* Begin Material provided *

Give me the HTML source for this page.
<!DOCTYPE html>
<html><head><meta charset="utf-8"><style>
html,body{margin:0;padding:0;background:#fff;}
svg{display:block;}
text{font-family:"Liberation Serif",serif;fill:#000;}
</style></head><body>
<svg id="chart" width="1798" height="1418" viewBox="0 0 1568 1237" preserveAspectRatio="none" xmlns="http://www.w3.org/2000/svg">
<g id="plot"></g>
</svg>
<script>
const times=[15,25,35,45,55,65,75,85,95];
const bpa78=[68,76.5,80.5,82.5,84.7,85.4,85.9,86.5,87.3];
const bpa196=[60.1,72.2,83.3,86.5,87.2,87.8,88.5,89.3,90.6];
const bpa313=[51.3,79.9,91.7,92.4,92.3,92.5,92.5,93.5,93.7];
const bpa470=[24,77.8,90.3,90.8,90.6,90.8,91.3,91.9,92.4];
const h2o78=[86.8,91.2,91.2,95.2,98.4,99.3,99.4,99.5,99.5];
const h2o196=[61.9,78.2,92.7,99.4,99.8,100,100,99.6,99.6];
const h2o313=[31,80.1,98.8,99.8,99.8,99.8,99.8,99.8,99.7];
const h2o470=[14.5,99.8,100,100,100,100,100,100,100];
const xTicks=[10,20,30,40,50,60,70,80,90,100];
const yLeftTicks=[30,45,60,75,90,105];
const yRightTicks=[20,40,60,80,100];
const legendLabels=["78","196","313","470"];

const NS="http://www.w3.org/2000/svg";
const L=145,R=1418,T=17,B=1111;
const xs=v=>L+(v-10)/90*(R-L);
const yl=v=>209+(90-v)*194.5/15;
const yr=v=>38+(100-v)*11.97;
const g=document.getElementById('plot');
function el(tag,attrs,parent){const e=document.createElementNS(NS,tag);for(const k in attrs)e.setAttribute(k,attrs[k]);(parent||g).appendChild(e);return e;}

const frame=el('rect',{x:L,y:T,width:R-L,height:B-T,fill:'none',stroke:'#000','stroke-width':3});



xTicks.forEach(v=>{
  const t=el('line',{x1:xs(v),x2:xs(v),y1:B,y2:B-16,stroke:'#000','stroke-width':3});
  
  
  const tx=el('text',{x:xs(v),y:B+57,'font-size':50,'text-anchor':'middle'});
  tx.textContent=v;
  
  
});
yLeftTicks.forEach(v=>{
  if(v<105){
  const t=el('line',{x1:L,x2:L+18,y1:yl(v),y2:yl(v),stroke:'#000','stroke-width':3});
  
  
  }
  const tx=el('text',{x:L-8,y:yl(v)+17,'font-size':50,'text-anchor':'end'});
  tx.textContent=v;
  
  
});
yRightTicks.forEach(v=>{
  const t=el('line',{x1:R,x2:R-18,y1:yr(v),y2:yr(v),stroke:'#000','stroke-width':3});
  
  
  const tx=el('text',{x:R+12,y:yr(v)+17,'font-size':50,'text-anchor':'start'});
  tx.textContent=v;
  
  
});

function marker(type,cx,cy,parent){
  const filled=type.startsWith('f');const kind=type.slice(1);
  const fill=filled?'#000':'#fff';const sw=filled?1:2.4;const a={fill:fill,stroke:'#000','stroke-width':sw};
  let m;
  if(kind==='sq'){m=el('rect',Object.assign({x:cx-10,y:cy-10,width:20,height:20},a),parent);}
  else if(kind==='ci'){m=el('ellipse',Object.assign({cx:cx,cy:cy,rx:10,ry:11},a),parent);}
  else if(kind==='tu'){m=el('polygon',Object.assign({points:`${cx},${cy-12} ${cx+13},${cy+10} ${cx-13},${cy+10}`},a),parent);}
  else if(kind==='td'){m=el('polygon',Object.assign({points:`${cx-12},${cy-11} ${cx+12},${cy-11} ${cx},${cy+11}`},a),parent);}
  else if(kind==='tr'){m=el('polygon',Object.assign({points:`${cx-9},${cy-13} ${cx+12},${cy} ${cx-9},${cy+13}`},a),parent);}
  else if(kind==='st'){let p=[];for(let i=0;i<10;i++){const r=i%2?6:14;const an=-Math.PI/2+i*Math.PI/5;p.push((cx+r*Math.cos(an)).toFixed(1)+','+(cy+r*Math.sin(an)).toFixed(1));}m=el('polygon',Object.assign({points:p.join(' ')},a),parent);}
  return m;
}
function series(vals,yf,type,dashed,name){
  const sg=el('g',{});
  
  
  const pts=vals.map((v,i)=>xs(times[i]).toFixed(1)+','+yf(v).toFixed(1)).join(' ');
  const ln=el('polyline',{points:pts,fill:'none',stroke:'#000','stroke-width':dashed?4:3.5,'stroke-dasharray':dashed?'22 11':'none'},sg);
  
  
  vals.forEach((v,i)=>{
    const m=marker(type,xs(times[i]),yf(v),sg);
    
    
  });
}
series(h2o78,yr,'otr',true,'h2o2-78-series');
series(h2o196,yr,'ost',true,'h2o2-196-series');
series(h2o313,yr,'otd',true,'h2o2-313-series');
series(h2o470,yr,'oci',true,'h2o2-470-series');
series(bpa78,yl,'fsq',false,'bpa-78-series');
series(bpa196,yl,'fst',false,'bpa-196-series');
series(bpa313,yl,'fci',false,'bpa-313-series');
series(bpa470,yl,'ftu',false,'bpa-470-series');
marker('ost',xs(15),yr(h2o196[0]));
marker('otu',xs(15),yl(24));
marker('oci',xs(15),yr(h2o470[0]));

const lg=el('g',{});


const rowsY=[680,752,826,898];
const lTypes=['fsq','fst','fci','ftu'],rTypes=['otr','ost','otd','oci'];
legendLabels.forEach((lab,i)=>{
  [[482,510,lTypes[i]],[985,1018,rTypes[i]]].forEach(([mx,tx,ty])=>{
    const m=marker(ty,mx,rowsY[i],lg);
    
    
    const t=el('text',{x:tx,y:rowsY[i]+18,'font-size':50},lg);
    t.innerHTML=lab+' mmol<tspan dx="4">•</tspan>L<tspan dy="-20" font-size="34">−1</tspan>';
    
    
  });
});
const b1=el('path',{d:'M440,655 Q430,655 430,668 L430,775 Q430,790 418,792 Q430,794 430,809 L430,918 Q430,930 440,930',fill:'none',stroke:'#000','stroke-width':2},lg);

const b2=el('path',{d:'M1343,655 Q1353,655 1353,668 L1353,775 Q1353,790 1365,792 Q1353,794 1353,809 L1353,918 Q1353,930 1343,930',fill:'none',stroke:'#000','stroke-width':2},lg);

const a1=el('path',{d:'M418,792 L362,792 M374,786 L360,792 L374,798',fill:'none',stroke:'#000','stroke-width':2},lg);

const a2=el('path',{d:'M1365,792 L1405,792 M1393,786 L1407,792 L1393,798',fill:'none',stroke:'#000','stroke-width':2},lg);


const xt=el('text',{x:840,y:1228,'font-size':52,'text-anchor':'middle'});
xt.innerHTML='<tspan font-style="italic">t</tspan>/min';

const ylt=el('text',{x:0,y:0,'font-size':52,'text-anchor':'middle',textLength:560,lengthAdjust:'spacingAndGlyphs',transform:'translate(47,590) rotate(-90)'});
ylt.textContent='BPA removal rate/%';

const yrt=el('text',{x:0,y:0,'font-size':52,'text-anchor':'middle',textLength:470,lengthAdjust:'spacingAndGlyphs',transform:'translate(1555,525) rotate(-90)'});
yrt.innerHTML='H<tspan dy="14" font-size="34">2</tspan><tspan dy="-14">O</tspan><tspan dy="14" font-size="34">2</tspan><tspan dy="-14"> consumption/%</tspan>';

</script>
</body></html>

* End Material provided *
* Begin Material provided *

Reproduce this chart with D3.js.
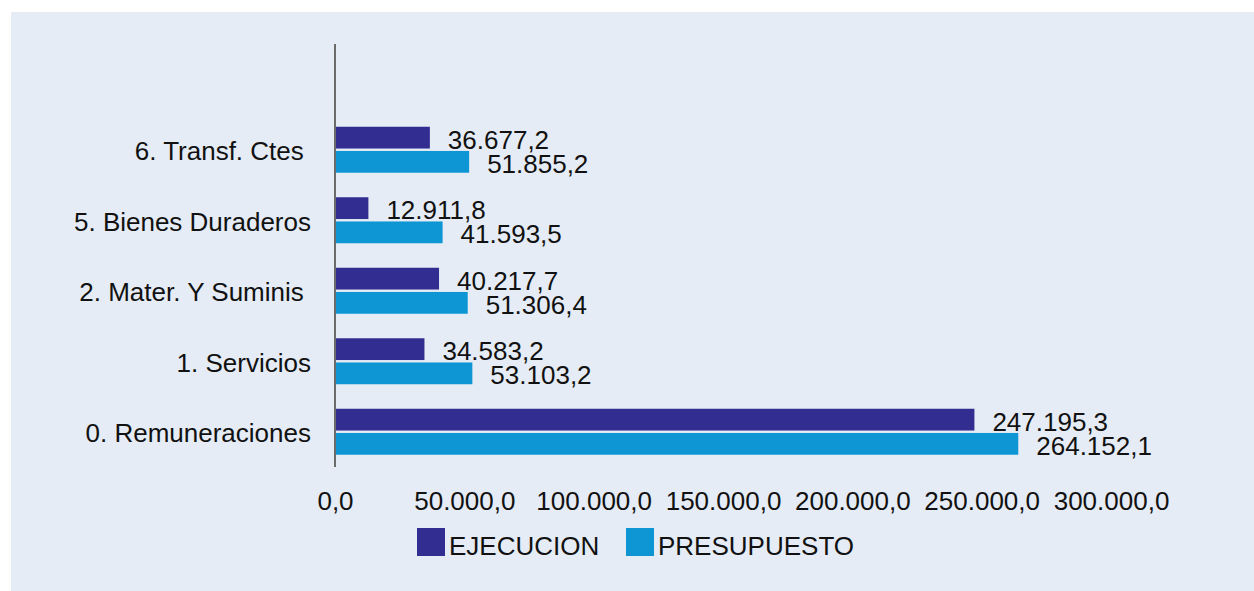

* End Material provided *
* Begin Material provided *

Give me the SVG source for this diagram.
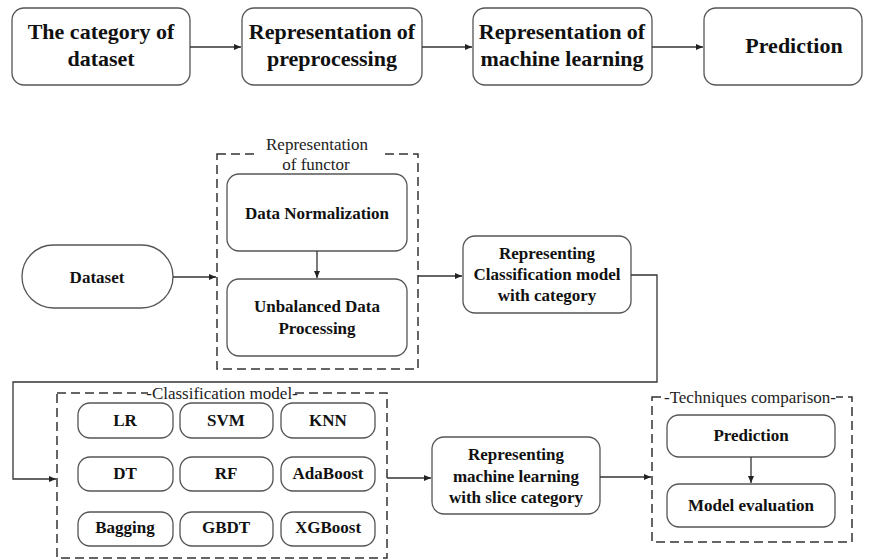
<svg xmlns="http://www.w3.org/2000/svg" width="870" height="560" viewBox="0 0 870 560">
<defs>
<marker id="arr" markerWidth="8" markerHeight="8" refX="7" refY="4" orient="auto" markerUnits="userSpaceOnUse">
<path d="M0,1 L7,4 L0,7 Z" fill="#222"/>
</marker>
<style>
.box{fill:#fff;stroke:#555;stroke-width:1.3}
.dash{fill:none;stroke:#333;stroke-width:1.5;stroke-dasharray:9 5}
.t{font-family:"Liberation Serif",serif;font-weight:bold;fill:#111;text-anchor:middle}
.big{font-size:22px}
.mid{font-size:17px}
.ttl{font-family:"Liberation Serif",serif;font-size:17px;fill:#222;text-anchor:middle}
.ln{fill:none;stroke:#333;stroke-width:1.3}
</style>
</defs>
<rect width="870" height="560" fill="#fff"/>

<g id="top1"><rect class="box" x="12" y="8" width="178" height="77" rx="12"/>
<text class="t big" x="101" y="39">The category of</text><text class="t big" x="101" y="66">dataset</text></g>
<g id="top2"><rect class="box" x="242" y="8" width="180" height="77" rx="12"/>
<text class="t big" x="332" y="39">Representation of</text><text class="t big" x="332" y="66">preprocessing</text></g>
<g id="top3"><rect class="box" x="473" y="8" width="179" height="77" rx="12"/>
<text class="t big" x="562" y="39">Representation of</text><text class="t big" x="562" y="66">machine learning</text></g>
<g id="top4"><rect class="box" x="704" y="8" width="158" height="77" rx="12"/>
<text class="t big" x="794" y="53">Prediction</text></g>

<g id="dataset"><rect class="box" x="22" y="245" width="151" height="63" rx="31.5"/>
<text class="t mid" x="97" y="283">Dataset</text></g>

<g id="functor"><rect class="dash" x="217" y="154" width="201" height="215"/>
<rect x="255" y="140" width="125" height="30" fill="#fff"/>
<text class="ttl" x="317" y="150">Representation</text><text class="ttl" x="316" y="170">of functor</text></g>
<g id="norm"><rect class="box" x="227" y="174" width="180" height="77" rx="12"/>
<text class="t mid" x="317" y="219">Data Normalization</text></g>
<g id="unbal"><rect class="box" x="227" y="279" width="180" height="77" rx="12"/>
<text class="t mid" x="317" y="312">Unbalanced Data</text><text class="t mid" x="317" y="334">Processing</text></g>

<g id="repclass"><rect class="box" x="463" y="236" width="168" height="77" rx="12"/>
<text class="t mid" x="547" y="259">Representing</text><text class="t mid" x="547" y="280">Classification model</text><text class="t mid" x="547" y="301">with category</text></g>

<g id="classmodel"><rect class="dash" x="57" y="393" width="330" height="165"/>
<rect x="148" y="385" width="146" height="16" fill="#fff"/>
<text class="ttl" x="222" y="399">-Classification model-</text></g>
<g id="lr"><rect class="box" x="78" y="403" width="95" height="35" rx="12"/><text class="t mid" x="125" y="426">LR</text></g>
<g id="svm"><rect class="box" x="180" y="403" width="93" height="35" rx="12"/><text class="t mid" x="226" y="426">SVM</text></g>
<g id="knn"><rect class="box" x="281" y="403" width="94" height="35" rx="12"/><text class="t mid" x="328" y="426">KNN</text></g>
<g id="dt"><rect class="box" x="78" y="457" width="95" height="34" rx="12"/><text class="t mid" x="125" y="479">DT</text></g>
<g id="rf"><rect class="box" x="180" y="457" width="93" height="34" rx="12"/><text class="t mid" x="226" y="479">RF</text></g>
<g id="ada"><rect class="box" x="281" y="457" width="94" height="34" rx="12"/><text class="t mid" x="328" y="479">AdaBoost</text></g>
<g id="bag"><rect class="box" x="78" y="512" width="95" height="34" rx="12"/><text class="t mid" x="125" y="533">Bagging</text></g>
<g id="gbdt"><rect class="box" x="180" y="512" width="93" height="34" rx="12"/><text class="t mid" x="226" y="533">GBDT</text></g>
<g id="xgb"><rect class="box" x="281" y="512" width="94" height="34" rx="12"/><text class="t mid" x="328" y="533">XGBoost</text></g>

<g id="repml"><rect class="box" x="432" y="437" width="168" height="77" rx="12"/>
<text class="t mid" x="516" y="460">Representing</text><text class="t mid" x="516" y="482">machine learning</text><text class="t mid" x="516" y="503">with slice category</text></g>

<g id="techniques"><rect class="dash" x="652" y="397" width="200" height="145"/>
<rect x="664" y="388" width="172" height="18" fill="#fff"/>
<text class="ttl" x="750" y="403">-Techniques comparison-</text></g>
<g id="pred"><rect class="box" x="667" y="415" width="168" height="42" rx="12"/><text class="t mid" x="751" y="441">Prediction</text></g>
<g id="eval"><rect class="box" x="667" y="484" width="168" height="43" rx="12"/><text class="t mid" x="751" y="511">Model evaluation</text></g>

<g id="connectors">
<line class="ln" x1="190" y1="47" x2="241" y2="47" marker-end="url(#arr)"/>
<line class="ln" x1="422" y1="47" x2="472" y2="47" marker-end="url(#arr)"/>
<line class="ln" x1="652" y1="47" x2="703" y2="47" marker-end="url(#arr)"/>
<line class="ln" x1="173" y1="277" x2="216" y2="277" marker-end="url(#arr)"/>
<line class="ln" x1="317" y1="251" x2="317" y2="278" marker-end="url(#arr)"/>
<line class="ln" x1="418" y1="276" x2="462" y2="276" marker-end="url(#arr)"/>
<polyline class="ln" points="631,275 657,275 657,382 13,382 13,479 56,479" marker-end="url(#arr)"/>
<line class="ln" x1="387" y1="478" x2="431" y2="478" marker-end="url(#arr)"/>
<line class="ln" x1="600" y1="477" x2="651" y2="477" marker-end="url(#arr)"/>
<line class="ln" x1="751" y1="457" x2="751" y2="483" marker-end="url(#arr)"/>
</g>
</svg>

* End Material provided *

> _Task instructions_: Copy out every line in the entries above that holds "this".

> _Worked answer_:
Give me the HTML source for this page.
Reproduce this chart with D3.js.
Give me the SVG source for this diagram.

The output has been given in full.